= Exercise requirements =
Look through the listing below for the line containing "Generate a web". Copy it and each line after it up to and including the line containing "0.013, 0.011, 0.007, 0.013, 0.004, 0.002, 0.009, 0.004, 0.001];", exactly, leaving out pictures.

= Records shown =

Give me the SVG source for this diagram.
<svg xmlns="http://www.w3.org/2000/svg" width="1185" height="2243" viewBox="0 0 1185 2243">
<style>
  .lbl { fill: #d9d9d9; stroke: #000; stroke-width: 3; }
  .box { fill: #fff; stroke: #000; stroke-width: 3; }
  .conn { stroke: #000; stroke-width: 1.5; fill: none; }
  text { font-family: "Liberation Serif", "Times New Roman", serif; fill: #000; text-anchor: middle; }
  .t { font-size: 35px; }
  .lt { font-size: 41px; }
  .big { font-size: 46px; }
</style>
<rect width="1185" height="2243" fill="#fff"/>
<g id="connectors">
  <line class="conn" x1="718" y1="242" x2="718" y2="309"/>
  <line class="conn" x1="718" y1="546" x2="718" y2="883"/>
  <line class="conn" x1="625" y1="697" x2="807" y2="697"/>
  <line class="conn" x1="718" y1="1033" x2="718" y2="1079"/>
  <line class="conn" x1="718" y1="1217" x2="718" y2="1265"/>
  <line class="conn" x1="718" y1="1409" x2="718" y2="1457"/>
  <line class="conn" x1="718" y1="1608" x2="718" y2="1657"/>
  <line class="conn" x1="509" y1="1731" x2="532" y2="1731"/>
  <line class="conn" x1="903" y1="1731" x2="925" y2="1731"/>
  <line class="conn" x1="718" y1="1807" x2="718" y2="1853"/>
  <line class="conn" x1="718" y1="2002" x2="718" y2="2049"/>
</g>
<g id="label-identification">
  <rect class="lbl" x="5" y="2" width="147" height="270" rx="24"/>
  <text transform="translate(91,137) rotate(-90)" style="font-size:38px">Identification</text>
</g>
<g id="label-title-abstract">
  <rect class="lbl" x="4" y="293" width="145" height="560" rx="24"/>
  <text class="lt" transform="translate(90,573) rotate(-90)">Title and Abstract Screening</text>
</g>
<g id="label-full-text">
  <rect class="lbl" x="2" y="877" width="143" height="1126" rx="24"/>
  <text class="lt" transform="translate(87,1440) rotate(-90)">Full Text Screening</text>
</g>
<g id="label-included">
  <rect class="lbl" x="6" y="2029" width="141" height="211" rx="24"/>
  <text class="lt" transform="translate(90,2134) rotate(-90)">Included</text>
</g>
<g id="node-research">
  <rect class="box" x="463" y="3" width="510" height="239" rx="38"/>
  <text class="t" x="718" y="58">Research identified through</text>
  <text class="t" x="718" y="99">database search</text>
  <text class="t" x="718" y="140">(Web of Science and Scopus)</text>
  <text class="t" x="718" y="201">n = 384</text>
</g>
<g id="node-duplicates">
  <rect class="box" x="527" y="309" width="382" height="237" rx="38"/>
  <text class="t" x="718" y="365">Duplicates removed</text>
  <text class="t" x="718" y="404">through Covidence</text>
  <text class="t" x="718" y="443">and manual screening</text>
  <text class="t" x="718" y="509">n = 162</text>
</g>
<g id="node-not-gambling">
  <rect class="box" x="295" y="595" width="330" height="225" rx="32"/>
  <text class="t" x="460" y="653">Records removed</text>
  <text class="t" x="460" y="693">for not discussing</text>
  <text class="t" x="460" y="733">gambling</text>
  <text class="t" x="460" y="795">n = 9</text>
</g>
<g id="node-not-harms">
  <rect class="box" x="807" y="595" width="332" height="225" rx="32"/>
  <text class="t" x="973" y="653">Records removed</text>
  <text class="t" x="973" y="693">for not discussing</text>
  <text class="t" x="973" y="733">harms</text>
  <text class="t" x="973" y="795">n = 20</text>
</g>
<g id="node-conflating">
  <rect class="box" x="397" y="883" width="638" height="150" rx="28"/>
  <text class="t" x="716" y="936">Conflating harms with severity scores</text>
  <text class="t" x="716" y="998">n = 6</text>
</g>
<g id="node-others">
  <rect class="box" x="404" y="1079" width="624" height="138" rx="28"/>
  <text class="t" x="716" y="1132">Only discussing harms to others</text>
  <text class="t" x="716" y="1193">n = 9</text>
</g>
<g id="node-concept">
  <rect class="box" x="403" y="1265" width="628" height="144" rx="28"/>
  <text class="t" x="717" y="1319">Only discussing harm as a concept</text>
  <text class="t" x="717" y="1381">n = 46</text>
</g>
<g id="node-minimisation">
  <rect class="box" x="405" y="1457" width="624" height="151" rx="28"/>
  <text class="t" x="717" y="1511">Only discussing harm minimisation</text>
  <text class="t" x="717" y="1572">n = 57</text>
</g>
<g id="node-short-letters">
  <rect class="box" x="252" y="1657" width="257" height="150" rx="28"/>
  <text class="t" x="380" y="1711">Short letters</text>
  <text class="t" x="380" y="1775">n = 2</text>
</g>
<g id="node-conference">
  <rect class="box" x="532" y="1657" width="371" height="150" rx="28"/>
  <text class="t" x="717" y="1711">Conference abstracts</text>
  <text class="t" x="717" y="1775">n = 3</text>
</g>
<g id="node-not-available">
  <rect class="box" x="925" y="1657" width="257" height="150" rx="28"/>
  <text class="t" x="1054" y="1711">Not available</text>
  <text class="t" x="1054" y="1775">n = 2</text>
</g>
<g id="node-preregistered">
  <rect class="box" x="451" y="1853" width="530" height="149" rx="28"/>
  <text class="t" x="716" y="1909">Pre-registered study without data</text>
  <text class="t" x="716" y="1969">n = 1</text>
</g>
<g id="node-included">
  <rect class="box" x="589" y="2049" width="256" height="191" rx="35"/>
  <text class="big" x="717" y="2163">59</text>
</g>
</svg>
* * *
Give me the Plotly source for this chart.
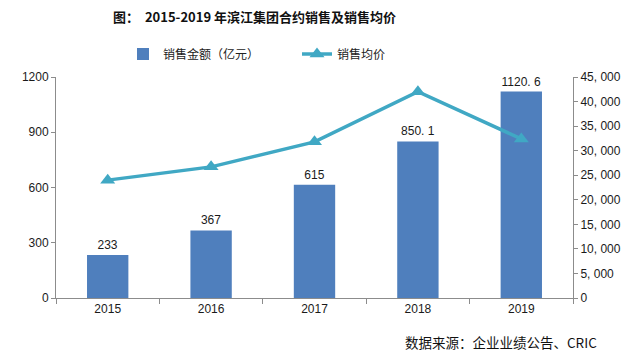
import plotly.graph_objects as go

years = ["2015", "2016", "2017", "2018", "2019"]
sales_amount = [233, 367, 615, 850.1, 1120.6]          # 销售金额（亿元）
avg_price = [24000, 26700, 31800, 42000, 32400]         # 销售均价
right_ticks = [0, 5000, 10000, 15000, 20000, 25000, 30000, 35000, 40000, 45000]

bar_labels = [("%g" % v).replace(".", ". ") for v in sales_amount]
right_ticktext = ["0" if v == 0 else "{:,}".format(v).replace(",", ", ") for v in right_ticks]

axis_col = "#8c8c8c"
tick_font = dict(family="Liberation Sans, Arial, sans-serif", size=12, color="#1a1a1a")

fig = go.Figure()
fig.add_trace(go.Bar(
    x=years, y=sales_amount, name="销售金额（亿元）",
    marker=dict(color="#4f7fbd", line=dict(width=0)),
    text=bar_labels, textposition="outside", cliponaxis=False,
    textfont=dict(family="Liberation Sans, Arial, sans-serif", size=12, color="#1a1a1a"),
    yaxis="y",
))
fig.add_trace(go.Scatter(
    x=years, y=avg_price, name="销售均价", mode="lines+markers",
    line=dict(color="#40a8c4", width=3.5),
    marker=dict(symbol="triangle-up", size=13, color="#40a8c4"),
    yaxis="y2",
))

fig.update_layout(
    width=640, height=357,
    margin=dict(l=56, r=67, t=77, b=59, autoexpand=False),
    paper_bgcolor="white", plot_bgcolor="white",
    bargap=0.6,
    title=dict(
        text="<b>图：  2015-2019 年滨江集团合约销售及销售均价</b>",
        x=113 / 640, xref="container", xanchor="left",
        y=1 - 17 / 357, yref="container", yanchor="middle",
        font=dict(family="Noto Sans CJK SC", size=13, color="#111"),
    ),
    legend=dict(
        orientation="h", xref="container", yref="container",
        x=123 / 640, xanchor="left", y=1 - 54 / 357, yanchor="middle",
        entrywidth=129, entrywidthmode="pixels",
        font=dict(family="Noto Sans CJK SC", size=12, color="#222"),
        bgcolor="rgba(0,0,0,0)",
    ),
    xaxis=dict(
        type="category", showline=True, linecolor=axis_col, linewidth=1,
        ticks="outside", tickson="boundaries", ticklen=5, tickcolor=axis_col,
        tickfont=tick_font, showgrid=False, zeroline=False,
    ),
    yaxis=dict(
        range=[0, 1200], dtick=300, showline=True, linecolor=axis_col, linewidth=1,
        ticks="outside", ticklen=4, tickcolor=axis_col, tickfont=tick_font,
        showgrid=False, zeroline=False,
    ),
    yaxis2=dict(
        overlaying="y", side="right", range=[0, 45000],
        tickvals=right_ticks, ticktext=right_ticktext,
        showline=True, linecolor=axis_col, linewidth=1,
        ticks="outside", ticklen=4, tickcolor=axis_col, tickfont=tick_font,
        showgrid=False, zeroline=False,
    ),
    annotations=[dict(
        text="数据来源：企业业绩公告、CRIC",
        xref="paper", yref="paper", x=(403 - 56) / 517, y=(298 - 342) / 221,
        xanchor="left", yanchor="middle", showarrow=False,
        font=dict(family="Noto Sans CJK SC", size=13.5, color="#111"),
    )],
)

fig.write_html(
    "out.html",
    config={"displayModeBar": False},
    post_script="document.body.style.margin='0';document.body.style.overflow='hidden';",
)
* * *
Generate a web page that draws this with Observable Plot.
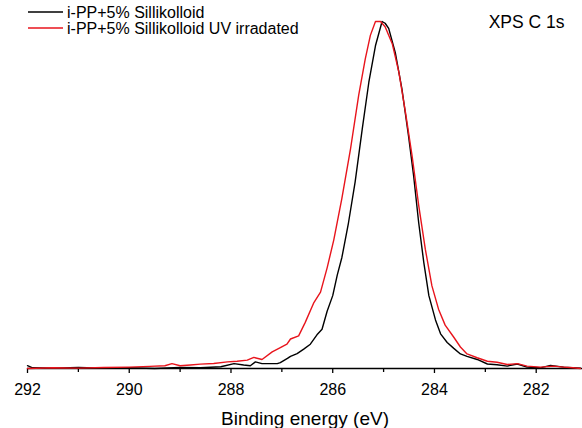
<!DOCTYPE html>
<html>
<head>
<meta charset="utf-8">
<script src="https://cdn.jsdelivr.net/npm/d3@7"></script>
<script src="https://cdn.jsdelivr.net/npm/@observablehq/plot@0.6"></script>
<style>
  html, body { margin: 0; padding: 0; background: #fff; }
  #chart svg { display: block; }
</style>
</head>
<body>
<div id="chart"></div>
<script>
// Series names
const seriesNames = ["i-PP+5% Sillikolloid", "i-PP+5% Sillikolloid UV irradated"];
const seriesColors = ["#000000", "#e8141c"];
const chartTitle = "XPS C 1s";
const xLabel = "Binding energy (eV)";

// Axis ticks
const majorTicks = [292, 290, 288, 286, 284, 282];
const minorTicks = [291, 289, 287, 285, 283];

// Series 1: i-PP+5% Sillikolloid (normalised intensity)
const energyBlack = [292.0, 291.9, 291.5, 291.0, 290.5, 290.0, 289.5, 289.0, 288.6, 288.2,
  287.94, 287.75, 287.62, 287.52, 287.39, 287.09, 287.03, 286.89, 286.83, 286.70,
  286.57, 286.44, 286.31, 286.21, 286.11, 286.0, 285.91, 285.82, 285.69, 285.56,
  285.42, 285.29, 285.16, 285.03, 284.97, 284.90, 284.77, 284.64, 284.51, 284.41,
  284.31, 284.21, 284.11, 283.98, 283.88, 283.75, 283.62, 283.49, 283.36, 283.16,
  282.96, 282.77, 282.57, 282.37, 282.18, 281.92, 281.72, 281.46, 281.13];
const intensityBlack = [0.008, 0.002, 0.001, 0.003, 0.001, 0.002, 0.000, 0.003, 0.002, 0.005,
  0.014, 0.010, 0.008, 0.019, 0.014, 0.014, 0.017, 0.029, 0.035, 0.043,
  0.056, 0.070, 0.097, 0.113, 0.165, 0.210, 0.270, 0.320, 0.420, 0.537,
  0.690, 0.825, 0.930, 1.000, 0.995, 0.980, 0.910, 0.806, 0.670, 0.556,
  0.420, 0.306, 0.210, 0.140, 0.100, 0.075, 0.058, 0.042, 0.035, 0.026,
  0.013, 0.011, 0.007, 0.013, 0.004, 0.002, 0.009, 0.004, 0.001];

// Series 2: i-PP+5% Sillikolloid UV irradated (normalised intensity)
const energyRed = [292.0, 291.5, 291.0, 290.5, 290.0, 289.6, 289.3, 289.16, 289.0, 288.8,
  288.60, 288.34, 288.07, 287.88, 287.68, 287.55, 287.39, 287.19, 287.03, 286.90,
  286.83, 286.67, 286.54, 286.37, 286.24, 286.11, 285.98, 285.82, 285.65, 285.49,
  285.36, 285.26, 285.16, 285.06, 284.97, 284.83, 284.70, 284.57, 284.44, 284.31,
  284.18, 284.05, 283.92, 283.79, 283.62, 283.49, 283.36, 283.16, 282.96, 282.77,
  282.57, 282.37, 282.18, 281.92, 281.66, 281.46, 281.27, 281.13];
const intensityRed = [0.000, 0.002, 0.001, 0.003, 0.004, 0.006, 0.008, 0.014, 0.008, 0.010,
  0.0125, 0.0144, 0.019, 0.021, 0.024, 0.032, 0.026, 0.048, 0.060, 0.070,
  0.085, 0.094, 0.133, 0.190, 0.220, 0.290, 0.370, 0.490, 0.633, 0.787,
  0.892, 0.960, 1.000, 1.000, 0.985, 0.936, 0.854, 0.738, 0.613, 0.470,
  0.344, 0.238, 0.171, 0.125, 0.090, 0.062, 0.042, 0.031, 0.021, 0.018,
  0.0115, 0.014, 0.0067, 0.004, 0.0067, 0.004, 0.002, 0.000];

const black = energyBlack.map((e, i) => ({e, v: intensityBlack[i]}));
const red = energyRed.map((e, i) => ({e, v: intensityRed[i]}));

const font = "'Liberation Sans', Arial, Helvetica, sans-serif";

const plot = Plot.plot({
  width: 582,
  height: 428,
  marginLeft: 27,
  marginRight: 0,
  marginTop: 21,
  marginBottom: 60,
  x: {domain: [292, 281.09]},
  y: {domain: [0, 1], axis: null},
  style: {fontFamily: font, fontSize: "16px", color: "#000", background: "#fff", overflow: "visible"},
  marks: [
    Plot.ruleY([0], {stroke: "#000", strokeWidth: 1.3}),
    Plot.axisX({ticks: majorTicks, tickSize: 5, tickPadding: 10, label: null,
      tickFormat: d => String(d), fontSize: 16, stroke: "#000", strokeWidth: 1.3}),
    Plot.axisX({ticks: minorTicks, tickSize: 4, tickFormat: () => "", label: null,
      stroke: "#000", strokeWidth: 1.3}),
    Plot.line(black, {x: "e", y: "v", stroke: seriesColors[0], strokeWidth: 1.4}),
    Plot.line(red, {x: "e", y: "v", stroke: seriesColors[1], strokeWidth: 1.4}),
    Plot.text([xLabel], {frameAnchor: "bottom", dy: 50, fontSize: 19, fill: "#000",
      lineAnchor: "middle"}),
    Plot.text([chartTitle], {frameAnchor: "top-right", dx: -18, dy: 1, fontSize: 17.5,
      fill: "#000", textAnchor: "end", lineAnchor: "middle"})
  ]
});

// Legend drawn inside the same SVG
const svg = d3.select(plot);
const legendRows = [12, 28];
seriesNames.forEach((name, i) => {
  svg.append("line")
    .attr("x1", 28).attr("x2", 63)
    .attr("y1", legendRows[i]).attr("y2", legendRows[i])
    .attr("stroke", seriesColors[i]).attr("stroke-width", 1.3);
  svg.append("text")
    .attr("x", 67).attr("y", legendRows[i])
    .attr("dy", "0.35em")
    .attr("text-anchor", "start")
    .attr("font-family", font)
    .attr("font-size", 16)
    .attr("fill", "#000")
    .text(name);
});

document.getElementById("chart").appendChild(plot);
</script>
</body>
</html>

= Written solution =
Generate a web page that draws this with Observable Plot.
<!DOCTYPE html>
<html>
<head>
<meta charset="utf-8">
<script src="https://cdn.jsdelivr.net/npm/d3@7"></script>
<script src="https://cdn.jsdelivr.net/npm/@observablehq/plot@0.6"></script>
<style>
  html, body { margin: 0; padding: 0; background: #fff; }
  #chart svg { display: block; }
</style>
</head>
<body>
<div id="chart"></div>
<script>
// Series names
const seriesNames = ["i-PP+5% Sillikolloid", "i-PP+5% Sillikolloid UV irradated"];
const seriesColors = ["#000000", "#e8141c"];
const chartTitle = "XPS C 1s";
const xLabel = "Binding energy (eV)";

// Axis ticks
const majorTicks = [292, 290, 288, 286, 284, 282];
const minorTicks = [291, 289, 287, 285, 283];

// Series 1: i-PP+5% Sillikolloid (normalised intensity)
const energyBlack = [292.0, 291.9, 291.5, 291.0, 290.5, 290.0, 289.5, 289.0, 288.6, 288.2,
  287.94, 287.75, 287.62, 287.52, 287.39, 287.09, 287.03, 286.89, 286.83, 286.70,
  286.57, 286.44, 286.31, 286.21, 286.11, 286.0, 285.91, 285.82, 285.69, 285.56,
  285.42, 285.29, 285.16, 285.03, 284.97, 284.90, 284.77, 284.64, 284.51, 284.41,
  284.31, 284.21, 284.11, 283.98, 283.88, 283.75, 283.62, 283.49, 283.36, 283.16,
  282.96, 282.77, 282.57, 282.37, 282.18, 281.92, 281.72, 281.46, 281.13];
const intensityBlack = [0.008, 0.002, 0.001, 0.003, 0.001, 0.002, 0.000, 0.003, 0.002, 0.005,
  0.014, 0.010, 0.008, 0.019, 0.014, 0.014, 0.017, 0.029, 0.035, 0.043,
  0.056, 0.070, 0.097, 0.113, 0.165, 0.210, 0.270, 0.320, 0.420, 0.537,
  0.690, 0.825, 0.930, 1.000, 0.995, 0.980, 0.910, 0.806, 0.670, 0.556,
  0.420, 0.306, 0.210, 0.140, 0.100, 0.075, 0.058, 0.042, 0.035, 0.026,
  0.013, 0.011, 0.007, 0.013, 0.004, 0.002, 0.009, 0.004, 0.001];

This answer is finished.